Learning Nearly Decomposable Value Functions via Communication Minimization

This website shows replays of our method and baselines on six StarCraft II scenarios.

In our method, the length of messages is set to 3, and we show the results when 80% (by bits) messages are cut off. For QMIX+TarMAC, we retain all the messages.

3s_vs_5z (3 Stalkers vs. 5 Zealots)

3 Stalkers encounter 5 Zealots on a map. Zealots can deal high damage but are melee units. To win the game, Stalkers have to learn a micro-trick called kiting -- moving around and attacking before Zealots move near enough to attack.

Kiting requires the knowledge of exact positions of enemies. Since we narrow down the sight range of units, 3 Stalkers has to coordinate and learn to communicate necessary messages to win.

Ours


QMIX


TARMAC + QMIX


3b_vs_1h1m (3 Banelings vs. 1 Hydralisk & 1 Medivac)

Three Banelings spawning randomly on the map try to kill a Hydralisk assisted by a Medivac. Three Banelings together can just blow up the Hydralisk (In StarCraft II, Banelings can deal 30 damage to the 90 health Hydralisk). This requires the Banelings to attack the Hydralisk simultaneously. Otherwise, the Medivac will heal the Hydralisk and there will be no chance of winning. This task is designed to test whether our algorithm can learn coordinated decentralized policies.

Ours

Three Banelings learn to communicate their positions and coordinate their attack timing.

QMIX

Without communication, Banelings rush to attack the Hydralisk. Such strategy can only win 18% of the episodes.

QMIX+TarMAC

With attentional communication, the left Baneling learns to wait in some cases. Compared to QMIX, this tactic improves the performance by about 20%.

1o2r_vs_4r (1 Overseer & 2 Roaches vs. 4 Reapers)
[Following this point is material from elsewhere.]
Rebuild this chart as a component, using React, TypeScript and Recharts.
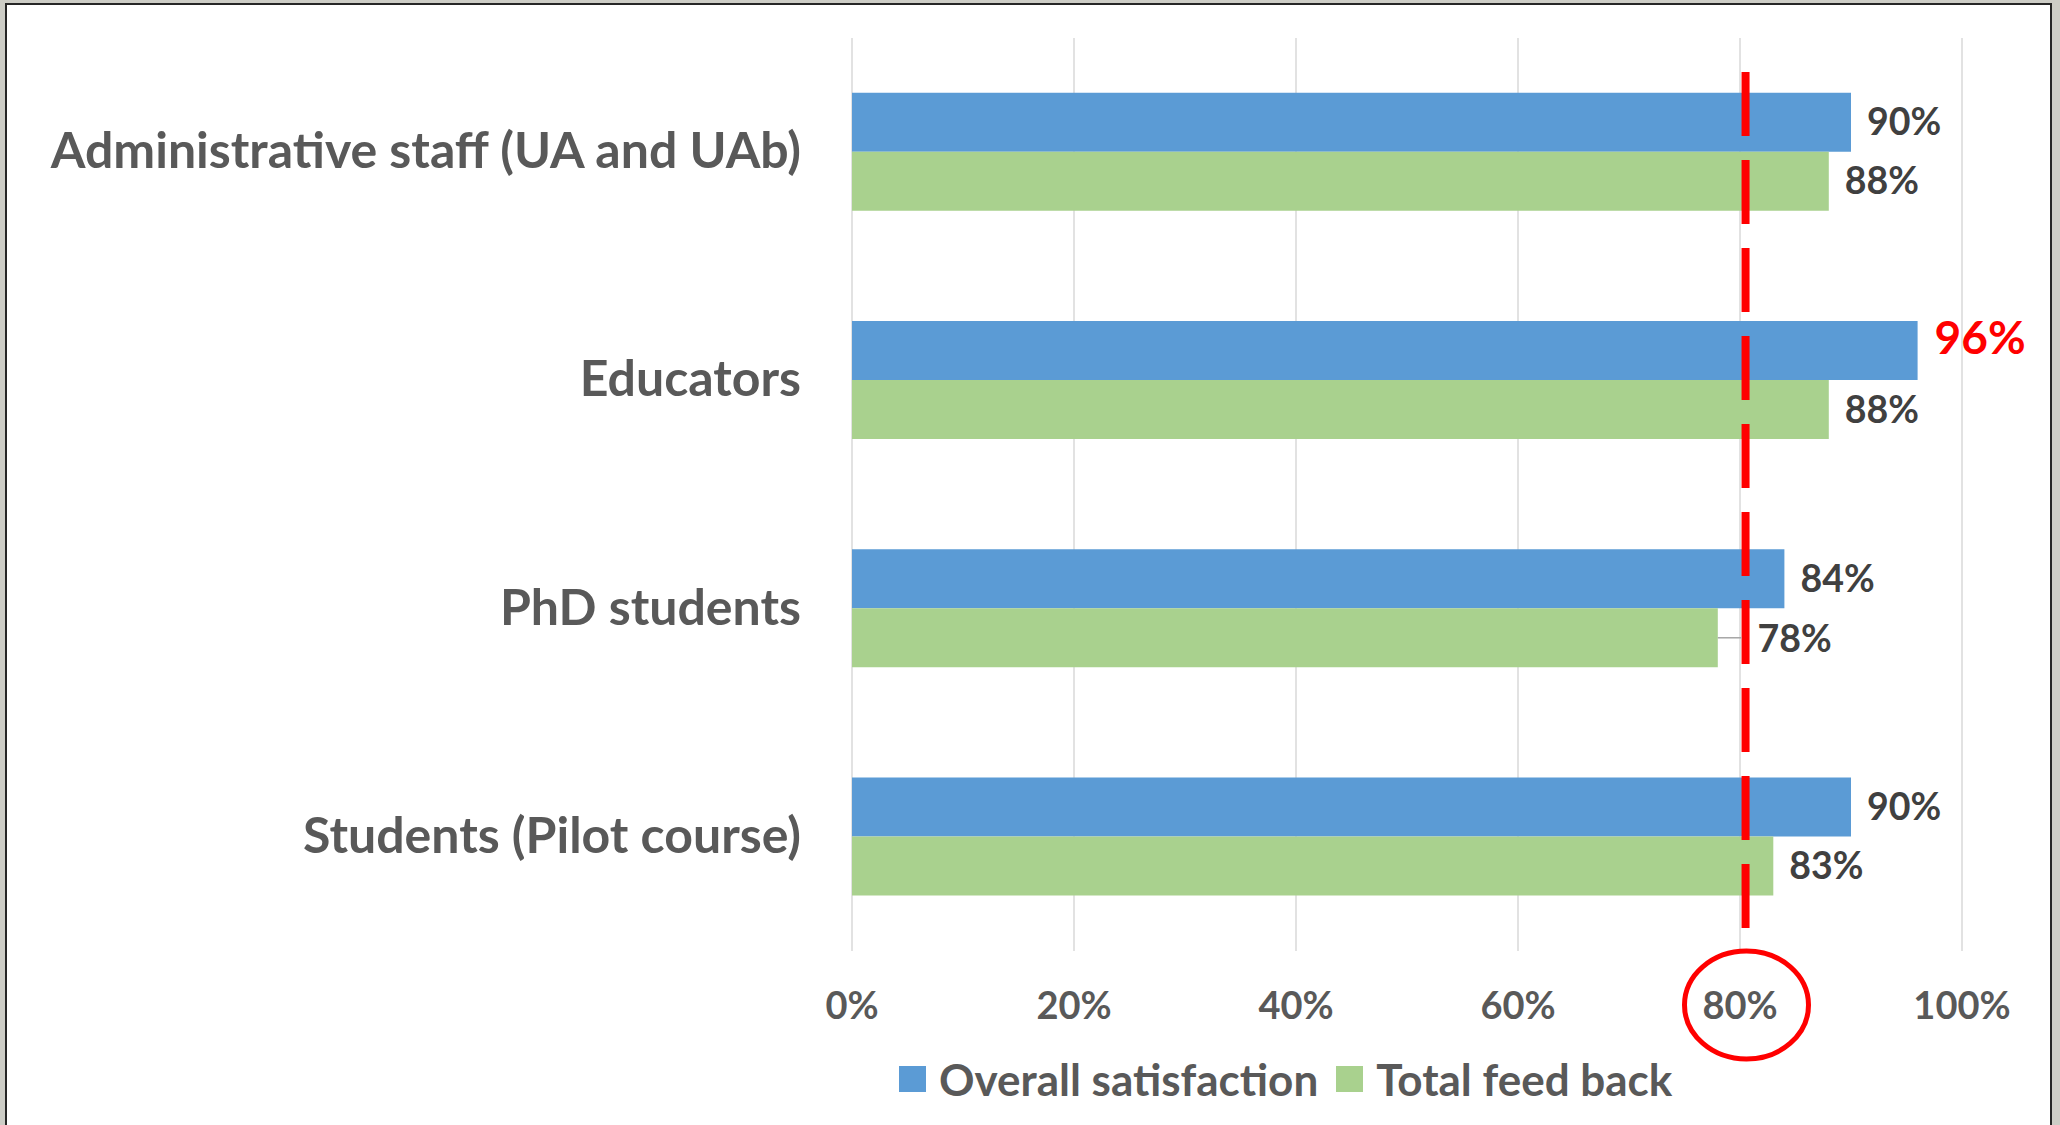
import React from 'react';
import { BarChart, Bar, XAxis, YAxis, CartesianGrid, ReferenceLine, LabelList, Legend } from 'recharts';

const categories = [
  'Administrative staff (UA and UAb)',
  'Educators',
  'PhD students',
  'Students (Pilot course)',
];
const overallSatisfaction = [90, 96, 84, 90];
const totalFeedback = [88, 88, 78, 83];
const seriesNames = ['Overall satisfaction', 'Total feed back'];
const xTicks = [0, 20, 40, 60, 80, 100];
const targetValue = 80.5;
const highlightedTick = 80;

const data = categories.map((c, i) => ({
  category: c,
  overall: overallSatisfaction[i],
  feedback: totalFeedback[i],
}));

const FONT = 'Lato, "Open Sans", sans-serif';
const BLUE = '#5B9BD5';
const GREEN = '#A9D18E';
const RED = '#FF0000';
const maxOverall = Math.max(...overallSatisfaction);

const YTick = (props: any) => {
  const { x, y, payload } = props;
  return (
    <text x={x} y={y} dy={16} textAnchor="end" fontFamily={FONT} fontWeight={700} fontSize={50} fill="#595959">
      {payload.value}
    </text>
  );
};

const XTick = (props: any) => {
  const { x, y, payload } = props;
  return (
    <g>
      <text x={x} y={y} dy={27} textAnchor="middle" fontFamily={FONT} fontWeight={700} fontSize={38} fill="#595959">
        {`${payload.value}%`}
      </text>
      {payload.value === highlightedTick && (
        <ellipse cx={x + 6.5} cy={y + 13} rx={62} ry={54} fill="none" stroke={RED} strokeWidth={5} />
      )}
    </g>
  );
};

const makeValueLabel = (highlightMax: boolean) => (props: any) => {
  const { x, y, width, height, value } = props;
  const end = x + width;
  const cy = y + height / 2;
  if (highlightMax && value === maxOverall) {
    return (
      <text x={end + 17} y={cy} dy={3} fontFamily={FONT} fontWeight={700} fontSize={46} fill={RED}>
        {`${value}%`}
      </text>
    );
  }
  const lineX = x + (targetValue * width) / value;
  if (value < targetValue && end + 60 > lineX) {
    return (
      <g>
        <line x1={end} y1={cy} x2={lineX - 4} y2={cy} stroke="#A6A6A6" strokeWidth={1.5} />
        <text x={lineX + 12} y={cy} dy={14} fontFamily={FONT} fontWeight={700} fontSize={37.5} fill="#404040">
          {`${value}%`}
        </text>
      </g>
    );
  }
  return (
    <text x={end + 16} y={cy} dy={13} fontFamily={FONT} fontWeight={700} fontSize={37.5} fill="#404040">
      {`${value}%`}
    </text>
  );
};

const DashedTarget = (props: any) => {
  const { x1, x2, y1, y2 } = props;
  const top = Math.min(y1, y2);
  const bottom = Math.max(y1, y2);
  return (
    <line x1={x1} x2={x2} y1={top + 34} y2={bottom - 23} stroke={RED} strokeWidth={8} strokeDasharray="64 24" />
  );
};

const renderLegend = (props: any) => {
  const { payload } = props;
  return (
    <div style={{ display: 'flex', alignItems: 'center', fontFamily: FONT, fontWeight: 700, fontSize: 44, lineHeight: 1, color: '#595959', whiteSpace: 'nowrap' }}>
      {(payload || []).map((entry: any, i: number) => (
        <div key={i} style={{ display: 'flex', alignItems: 'center', marginRight: 18 }}>
          <span style={{ display: 'inline-block', width: 27, height: 26, background: entry.color, marginRight: 13 }} />
          <span>{entry.value}</span>
        </div>
      ))}
    </div>
  );
};

export default function App() {
  return (
    <div style={{ position: 'absolute', left: 0, top: 0, width: 2060, height: 1125, overflow: 'hidden', background: '#cdcdc6' }}>
      <div style={{ position: 'absolute', left: 5, top: 3, width: 2047, height: 1200, boxSizing: 'border-box', border: '2px solid #262626', background: '#ffffff' }} />
      <div style={{ position: 'absolute', left: 0, top: 0 }}>
        <BarChart
          width={2060}
          height={1125}
          data={data}
          layout="vertical"
          margin={{ top: 38, right: 98, bottom: 114, left: 0 }}
          barCategoryGap="24%"
          barGap={0}
        >
          <CartesianGrid horizontal={false} stroke="#D9D9D9" strokeWidth={1.5} />
          <XAxis
            type="number"
            domain={[0, 100]}
            ticks={xTicks}
            axisLine={false}
            tickLine={false}
            tickSize={0}
            tickMargin={41}
            height={60}
            tick={<XTick />}
            interval={0}
          />
          <YAxis
            type="category"
            dataKey="category"
            width={852}
            axisLine={false}
            tickLine={false}
            tickSize={0}
            tickMargin={51}
            tick={<YTick />}
            interval={0}
          />
          <Bar dataKey="overall" name={seriesNames[0]} fill={BLUE} isAnimationActive={false}>
            <LabelList dataKey="overall" content={makeValueLabel(true)} />
          </Bar>
          <Bar dataKey="feedback" name={seriesNames[1]} fill={GREEN} isAnimationActive={false}>
            <LabelList dataKey="feedback" content={makeValueLabel(false)} />
          </Bar>
          <ReferenceLine x={targetValue} shape={<DashedTarget />} ifOverflow="visible" />
          <Legend
            layout="horizontal"
            verticalAlign="middle"
            align="center"
            wrapperStyle={{ top: 1057, left: 899, width: 1000, height: 44 }}
            content={renderLegend}
          />
        </BarChart>
      </div>
    </div>
  );
}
An Overseer has found 4 Reapers. Ally units of the Overseer, 2 Roaches, need to get there and kill the Reapers. At the beginning of each episode, the Overseer and Reapers spawn at a random point on the map while the Roaches are initialized at another random point. Since the sight range of Roaches is limited, only the Overseer knows the position of the enemy. Therefore, a learning algorithm has to learn to communicate the target position to effectively win the combat.

Ours

Our method learns the desired communication strategy. And necessary information is retained even after 80% messages are dropped.

QMIX

Without communication, QMIX Roaches learn to patrol the left side of the map. Such strategy results in a win rate of 40% . This is reasonable because Reapers spawn randomly on the map, and appear on the left with a probability of 50%.

TARMAC + QMIX

TarMAC+QMIX Overseer learns to send the position of Reapers to Roaches. However, the attention mechanism didn't effectively learn the importance of messages -- when 80% messages are cut off, its performance is the same as that of QMIX (see Fig. 8 in the paper).

5z_vs_1ul (5 Zealots vs. 1 Ultralisk)

5 Zealots try to kill a powerful Ultralisk. A sophisticated micro-trick demanding right positioning and attack timing has to be learnt to win.

Ours


QMIX


TARMAC + QMIX


MMM (7 Marines, 2 Marauders, 1 Medivac)

Symmetric teams consist of 7 Marines, 2 Marauders and 1 Medivac spawn at two fixed points and the enemy team are tasked to attack the ally team. This task can demonstrate the scalability of our method.

Ours


QMIX


TARMAC + QMIX


1o10b_vs_1r (1 Overseer & 10 Banelings vs. 1 Roach)

In a map full of cliffs, an Overseer detects a Roach. Teammates of the Overseer, 10 Banelings need to kill this Roach to get the winning reward. Each Baneling deals 20 damage to the 145 health Roach. Therefore, we need 8 Banelings to kill a Roach. The Overseer and the Roach spawn at a random point while the Banelings spawn randomly all round the map.

In the minimized communication strategy, Banelings can keep silence and the Overseer needs to encode its position and send it to Banelings (Banelings don’t know where the Roach is otherwise). We use this task to test the performance of our method in complex scenarios.

Ours

Our method learns a economic strategy where 8 Banelings attack the Roach. 8 is exactlly the number of Banelings that is needed to kill the Roach.

QMIX

QMIX agents learn to patrol the right side of the map. This strategy leads to a win rate of 40%.

TARMAC + QMIX

Attentional communication is not effective for this 10 agents scenario. Some Banelings didn't learn to attack the Roach (for example, in the first epsiode shown here, only 7 of the Banelings participate in the battle). And agents seem to only pay attention to the bottom part of the map.